[Working data start]

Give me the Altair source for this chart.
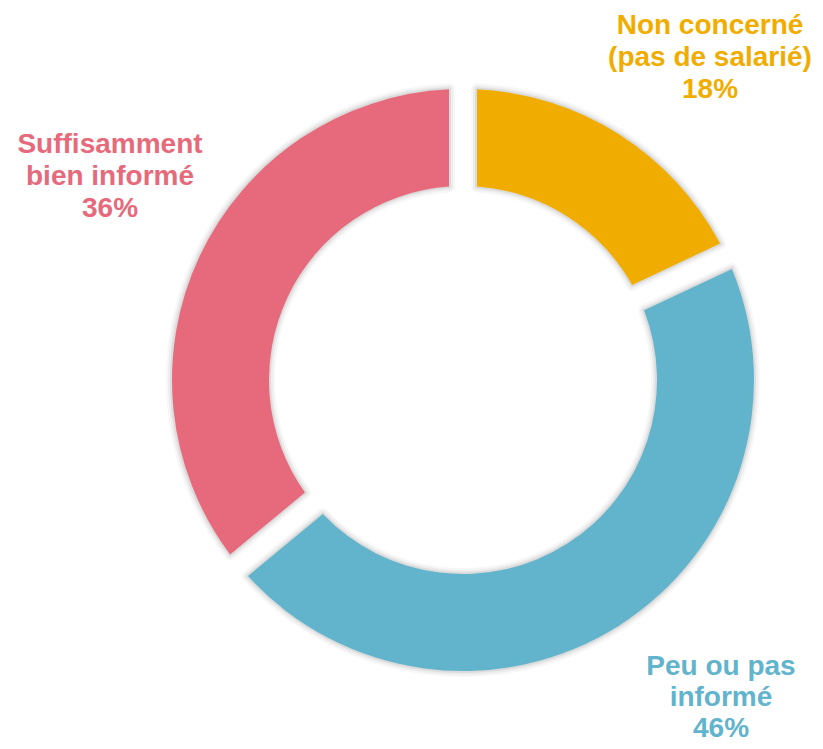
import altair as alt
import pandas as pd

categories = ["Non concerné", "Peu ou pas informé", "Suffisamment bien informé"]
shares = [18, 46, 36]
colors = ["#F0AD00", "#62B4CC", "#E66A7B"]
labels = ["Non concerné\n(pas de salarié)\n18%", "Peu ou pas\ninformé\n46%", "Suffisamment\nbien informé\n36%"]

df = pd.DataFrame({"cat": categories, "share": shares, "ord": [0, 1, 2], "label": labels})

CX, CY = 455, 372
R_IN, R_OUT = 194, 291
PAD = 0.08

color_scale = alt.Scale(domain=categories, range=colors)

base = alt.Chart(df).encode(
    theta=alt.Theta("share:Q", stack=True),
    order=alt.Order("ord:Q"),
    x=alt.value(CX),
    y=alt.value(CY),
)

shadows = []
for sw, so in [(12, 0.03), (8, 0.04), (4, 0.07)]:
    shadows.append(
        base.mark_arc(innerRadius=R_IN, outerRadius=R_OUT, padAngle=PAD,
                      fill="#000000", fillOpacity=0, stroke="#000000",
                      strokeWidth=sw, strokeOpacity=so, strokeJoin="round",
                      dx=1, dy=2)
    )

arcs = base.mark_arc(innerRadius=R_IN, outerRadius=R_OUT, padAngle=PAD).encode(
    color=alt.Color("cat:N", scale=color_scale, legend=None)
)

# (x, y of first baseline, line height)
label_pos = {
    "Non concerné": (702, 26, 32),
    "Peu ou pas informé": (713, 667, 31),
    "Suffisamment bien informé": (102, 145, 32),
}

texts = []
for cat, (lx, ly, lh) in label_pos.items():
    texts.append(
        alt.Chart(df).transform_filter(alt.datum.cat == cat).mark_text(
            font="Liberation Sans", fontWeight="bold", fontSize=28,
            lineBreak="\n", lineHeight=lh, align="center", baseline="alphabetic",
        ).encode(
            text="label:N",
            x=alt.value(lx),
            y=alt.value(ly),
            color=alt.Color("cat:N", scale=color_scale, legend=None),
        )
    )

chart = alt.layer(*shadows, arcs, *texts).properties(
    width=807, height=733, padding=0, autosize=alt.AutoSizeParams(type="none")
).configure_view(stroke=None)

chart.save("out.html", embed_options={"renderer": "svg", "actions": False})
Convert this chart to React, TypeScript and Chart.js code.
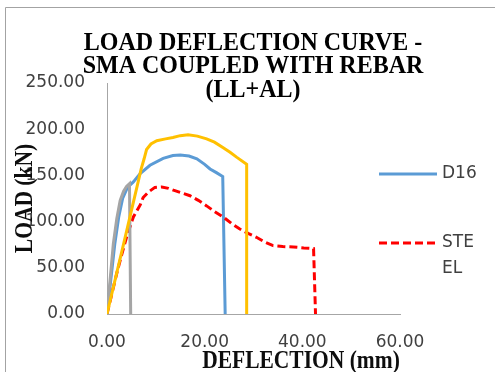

[Working data end]

- _Your task_:
Check every line of the data above for the string "this", and copy those that have it.

- _Solved exercise_:
Give me the Altair source for this chart.
Convert this chart to React, TypeScript and Chart.js code.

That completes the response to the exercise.